### Short task
Please give the count of lines holding the string "React" and nothing besides.

### Dataset excerpt
****************

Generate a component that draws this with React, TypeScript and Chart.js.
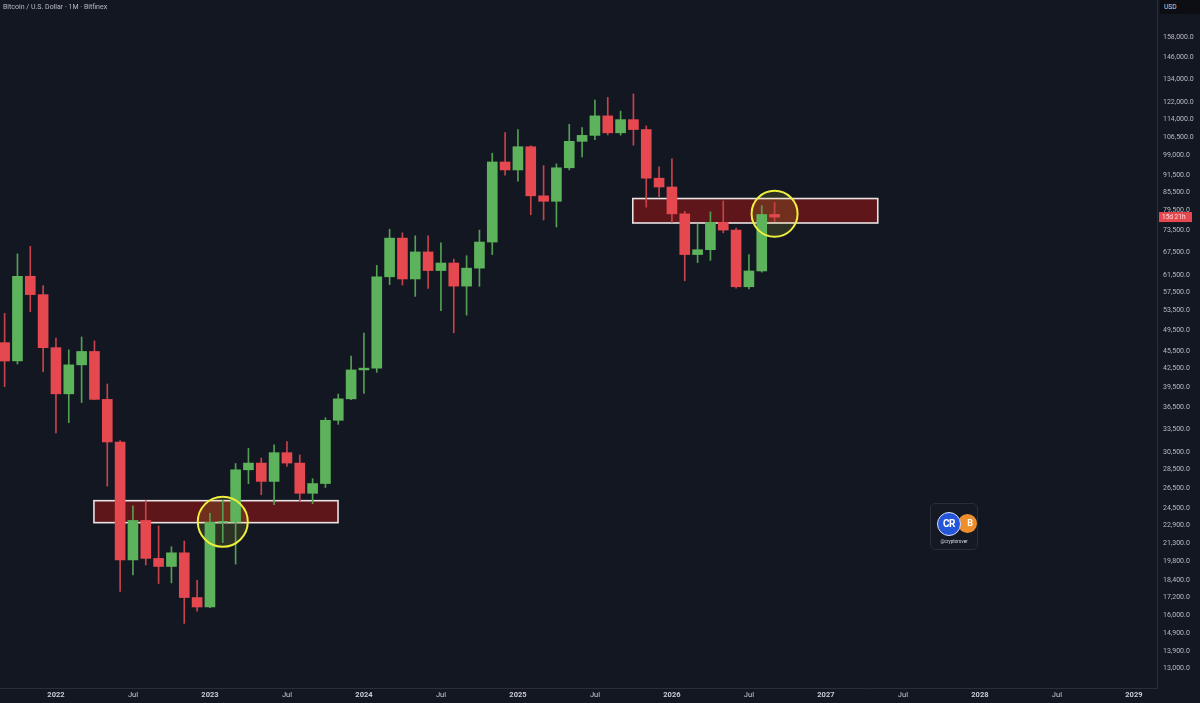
import React, { useEffect, useRef } from 'react';
import { Chart, registerables } from 'chart.js';

Chart.register(...registerables);

// ---------- DATA (monthly candles, Bitfinex BTC/USD) ----------
const months = [
  '2021-09', '2021-10', '2021-11', '2021-12',
  '2022-01', '2022-02', '2022-03', '2022-04', '2022-05', '2022-06', '2022-07', '2022-08', '2022-09', '2022-10', '2022-11', '2022-12',
  '2023-01', '2023-02', '2023-03', '2023-04', '2023-05', '2023-06', '2023-07', '2023-08', '2023-09', '2023-10', '2023-11', '2023-12',
  '2024-01', '2024-02', '2024-03', '2024-04', '2024-05', '2024-06', '2024-07', '2024-08', '2024-09', '2024-10', '2024-11', '2024-12',
  '2025-01', '2025-02', '2025-03', '2025-04', '2025-05', '2025-06', '2025-07', '2025-08', '2025-09', '2025-10', '2025-11', '2025-12',
  '2026-01', '2026-02', '2026-03', '2026-04', '2026-05', '2026-06', '2026-07', '2026-08', '2026-09',
];

const opens = [
  47130, 43820, 61300, 57000,
  46200, 38480, 43160, 45510, 37640, 31800, 19930, 23300, 20050, 19420, 20500, 17170,
  16540, 23130, 23150, 28480, 29250, 27200, 30480, 29250, 25950, 26970, 34650, 37720,
  42300, 42600, 61170, 71300, 60650, 67500, 62700, 64600, 58950, 63300, 70200, 96400,
  93400, 102400, 84300, 82500, 94200, 104600, 107100, 115700, 108200, 114000, 109600, 90400,
  87300, 78500, 66800, 68100, 75900, 73600, 58800, 62600, 78300,
];

const highs = [
  52920, 67000, 69000, 59100,
  47990, 45800, 48200, 47450, 40000, 31960, 24680, 25200, 22800, 21000, 21480, 18390,
  23960, 25250, 29200, 31000, 29840, 31440, 31860, 30200, 27500, 35000, 38440, 44700,
  48970, 64000, 73800, 72800, 71950, 71950, 70000, 65600, 66500, 73600, 99800, 108300,
  109600, 102800, 95000, 95700, 111900, 110500, 123200, 124500, 117900, 126200, 111200, 94600,
  97600, 79300, 75400, 79100, 82600, 74200, 66800, 81100, 82100,
];

const lows = [
  39600, 43300, 53250, 42000,
  32950, 34320, 37170, 37600, 26700, 17600, 18780, 19540, 18150, 18200, 15500, 16270,
  16500, 21350, 19600, 26950, 25800, 24800, 28870, 25150, 24900, 26550, 34100, 37600,
  38550, 41900, 59300, 59200, 56600, 58400, 53500, 49000, 52550, 58900, 66800, 91500,
  89300, 78200, 76600, 74500, 93400, 98300, 105300, 107300, 107200, 103000, 80600, 84000,
  75900, 60200, 64700, 65300, 72800, 58500, 58300, 62300, 76200,
];

const closes = [
  43820, 61300, 57000, 46200,
  38480, 43160, 45510, 37640, 31800, 19930, 23300, 20050, 19420, 20500, 17170, 16540,
  23130, 23150, 28480, 29250, 27200, 30480, 29250, 25950, 26970, 34650, 37720, 42300,
  42600, 61170, 71300, 60650, 67500, 62700, 64600, 58950, 63300, 70200, 96400, 93400,
  102400, 84300, 82500, 94200, 104600, 107100, 115700, 108200, 114000, 109600, 90400, 87300,
  78500, 66800, 68100, 75900, 73600, 58800, 62600, 78300, 77500,
];

// month index of the first candle, counted from Jan 2022 = 0
const FIRST_MONTH_INDEX = -4;

// time axis
const timeTickValues = [0, 6, 12, 18, 24, 30, 36, 42, 48, 54, 60, 66, 72, 78, 84];
const timeTickLabels = ['2022', 'Jul', '2023', 'Jul', '2024', 'Jul', '2025', 'Jul', '2026', 'Jul', '2027', 'Jul', '2028', 'Jul', '2029'];

// price axis
const priceTicks = [
  13000, 13900, 14900, 16000, 17200, 18400, 19800, 21300, 22900, 24500, 26500, 28500, 30500,
  33500, 36500, 39500, 42500, 45500, 49500, 53500, 57500, 61500, 67500, 73500, 79500, 85500,
  91500, 99000, 106500, 114000, 122000, 134000, 146000, 158000,
];

// resistance / support zones (month index, price)
const zoneStartMonths = [2.96, 44.95];
const zoneEndMonths = [21.98, 64.04];
const zoneLowPrices = [23100, 75700];
const zoneHighPrices = [25200, 83400];

// highlighted points
const circleMonths = [13, 56];
const circlePrices = [23180, 78500];

const countdownText = '15d 21h';

// ---------- STYLE ----------
const BG = '#131722';
const UP = '#5db35b';
const DOWN = '#e5484f';
const UP_WICK = '#53a052';
const DOWN_WICK = '#c8424a';
const AXIS_LINE = '#2a2e39';
const TEXT = '#b8bbc4';
const FONT = 'Roboto, "Noto Sans", "DejaVu Sans", sans-serif';

export default function App() {
  const canvasRef = useRef<HTMLCanvasElement | null>(null);

  useEffect(() => {
    const canvas = canvasRef.current;
    if (!canvas) return;

    const xs = months.map((_, i) => FIRST_MONTH_INDEX + i);
    const colors = closes.map((c, i) => (c >= opens[i] ? UP : DOWN));
    const wickColors = closes.map((c, i) => (c >= opens[i] ? UP_WICK : DOWN_WICK));

    const overlayPlugin = {
      id: 'overlays',
      beforeDatasetsDraw(chart: any) {
        const { ctx, chartArea, scales } = chart;
        const x = scales.x;
        const y = scales.y;
        ctx.save();
        ctx.beginPath();
        ctx.rect(chartArea.left, chartArea.top, chartArea.right - chartArea.left, chartArea.bottom - chartArea.top);
        ctx.clip();
        for (let k = 0; k < zoneStartMonths.length; k++) {
          const x1 = x.getPixelForValue(zoneStartMonths[k]);
          const x2 = x.getPixelForValue(zoneEndMonths[k]);
          const y1 = y.getPixelForValue(zoneHighPrices[k]);
          const y2 = y.getPixelForValue(zoneLowPrices[k]);
          ctx.fillStyle = 'rgba(112, 22, 24, 0.82)';
          ctx.fillRect(x1, y1, x2 - x1, y2 - y1);
          ctx.strokeStyle = '#e9e4e4';
          ctx.lineWidth = 1.6;
          ctx.strokeRect(x1, y1, x2 - x1, y2 - y1);
        }
        for (let k = 0; k < circleMonths.length; k++) {
          const cx = x.getPixelForValue(circleMonths[k]);
          const cy = y.getPixelForValue(circlePrices[k]);
          ctx.beginPath();
          ctx.arc(cx, cy, k === 0 ? 25 : 23, 0, Math.PI * 2);
          ctx.fillStyle = 'rgba(235, 235, 60, 0.13)';
          ctx.fill();
        }
        ctx.restore();
      },
      afterDatasetsDraw(chart: any) {
        const { ctx, scales } = chart;
        const x = scales.x;
        const y = scales.y;
        ctx.save();
        for (let k = 0; k < circleMonths.length; k++) {
          const cx = x.getPixelForValue(circleMonths[k]);
          const cy = y.getPixelForValue(circlePrices[k]);
          ctx.beginPath();
          ctx.arc(cx, cy, k === 0 ? 25 : 23, 0, Math.PI * 2);
          ctx.strokeStyle = '#eeee3c';
          ctx.lineWidth = 2;
          ctx.stroke();
        }
        ctx.restore();
      },
      afterDraw(chart: any) {
        const { ctx, chartArea, scales } = chart;
        const y = scales.y;
        const last = closes[closes.length - 1];
        const py = y.getPixelForValue(last);
        ctx.save();
        ctx.fillStyle = '#e5484f';
        ctx.fillRect(chartArea.right + 2, py - 5, 33, 10);
        ctx.fillStyle = '#fbe3e5';
        ctx.font = `6.5px ${FONT}`;
        ctx.textBaseline = 'middle';
        ctx.textAlign = 'left';
        ctx.fillText(countdownText, chartArea.right + 5, py + 0.5);
        ctx.restore();
      },
    };

    const chart = new Chart(canvas, {
      type: 'bar',
      data: {
        datasets: [
          {
            label: 'wicks',
            data: xs.map((x, i) => ({ x, y: [lows[i], highs[i]] })) as any,
            backgroundColor: wickColors,
            borderWidth: 0,
            barThickness: 1,
            grouped: false,
            order: 2,
          } as any,
          {
            label: 'bodies',
            data: xs.map((x, i) => ({ x, y: [opens[i], closes[i]] })) as any,
            backgroundColor: colors,
            borderWidth: 0,
            barThickness: 10,
            minBarLength: 1,
            grouped: false,
            order: 1,
          } as any,
        ],
      },
      options: {
        animation: false,
        responsive: true,
        maintainAspectRatio: false,
        layout: { padding: 0 },
        plugins: {
          legend: { display: false },
          tooltip: { enabled: false },
          title: { display: false },
        },
        scales: {
          x: {
            type: 'linear',
            min: -4.36,
            max: 85.8,
            offset: false,
            grid: { display: false, drawTicks: false },
            border: { display: true, color: AXIS_LINE, width: 1 },
            afterBuildTicks: (scale: any) => {
              scale.ticks = timeTickValues.map((v) => ({ value: v }));
            },
            afterFit: (scale: any) => {
              scale.height = 15;
              scale.paddingLeft = 0;
              scale.paddingRight = 0;
            },
            ticks: {
              autoSkip: false,
              maxRotation: 0,
              padding: 3,
              color: '#c9ccd4',
              font: (ctx: any) => {
                const v = ctx.tick ? ctx.tick.value : 0;
                const idx = timeTickValues.indexOf(v);
                const lab = idx >= 0 ? timeTickLabels[idx] : '';
                return { family: FONT, size: 7.5, weight: lab === 'Jul' ? 'normal' : 'bold' } as any;
              },
              callback: (value: any) => {
                const idx = timeTickValues.indexOf(Number(value));
                return idx >= 0 ? timeTickLabels[idx] : '';
              },
            },
          } as any,
          y: {
            type: 'logarithmic',
            position: 'right',
            min: 12000,
            max: 183100,
            grid: { display: false, drawTicks: false },
            border: { display: true, color: AXIS_LINE, width: 1 },
            afterBuildTicks: (scale: any) => {
              scale.ticks = priceTicks.map((v) => ({ value: v }));
            },
            afterFit: (scale: any) => {
              scale.width = 43;
              scale.paddingTop = 0;
              scale.paddingBottom = 0;
            },
            ticks: {
              autoSkip: false,
              padding: 6,
              color: TEXT,
              font: { family: FONT, size: 7 },
              callback: (value: any) => Number(value).toLocaleString('en-US') + '.0',
            },
          } as any,
        },
      },
      plugins: [overlayPlugin],
    });

    return () => chart.destroy();
  }, []);

  return (
    <div style={{ position: 'fixed', left: 0, top: 0, width: 1200, height: 703, background: BG, overflow: 'hidden' }}>
      <canvas ref={canvasRef} />
      <div
        style={{
          position: 'absolute', left: 3, top: 2, fontFamily: FONT, fontSize: 7, color: '#b8bbc4',
          lineHeight: '10px', whiteSpace: 'nowrap',
        }}
      >
        Bitcoin / U.S. Dollar · 1M · Bitfinex
      </div>
      <div
        style={{
          position: 'absolute', left: 1160, top: 0, width: 40, height: 14, background: '#0c0e13',
          fontFamily: FONT, fontSize: 6.6, color: '#d1d4dc', lineHeight: '14px', paddingLeft: 4, boxSizing: 'border-box',
        }}
      >
        USD
      </div>
      <div
        style={{
          position: 'absolute', left: 930, top: 503, width: 48, height: 47, border: `1px solid ${AXIS_LINE}`,
          borderRadius: 5, boxSizing: 'border-box', background: '#151924',
        }}
      >
        <div
          style={{
            position: 'absolute', left: 27, top: 10, width: 19, height: 19, borderRadius: '50%', background: '#ef8f2c',
            color: '#fff', fontFamily: FONT, fontWeight: 'bold', fontSize: 9, lineHeight: '19px', textAlign: 'right',
            paddingRight: 4, boxSizing: 'border-box',
          }}
        >
          B
        </div>
        <div
          style={{
            position: 'absolute', left: 6, top: 8, width: 24, height: 24, borderRadius: '50%', background: '#2356d8',
            border: '1px solid #d9dff5', boxSizing: 'border-box', color: '#fff', fontFamily: FONT, fontWeight: 'bold',
            fontSize: 10, lineHeight: '22px', textAlign: 'center', letterSpacing: -0.5,
          }}
        >
          CR
        </div>
        <div
          style={{
            position: 'absolute', left: 0, top: 35, width: 46, textAlign: 'center', color: '#d9dce4', fontFamily: FONT,
            fontSize: 4.6, lineHeight: '6px', whiteSpace: 'nowrap',
          }}
        >
          @cryptorover
        </div>
      </div>
    </div>
  );
}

****************

### Answer to this exercise
2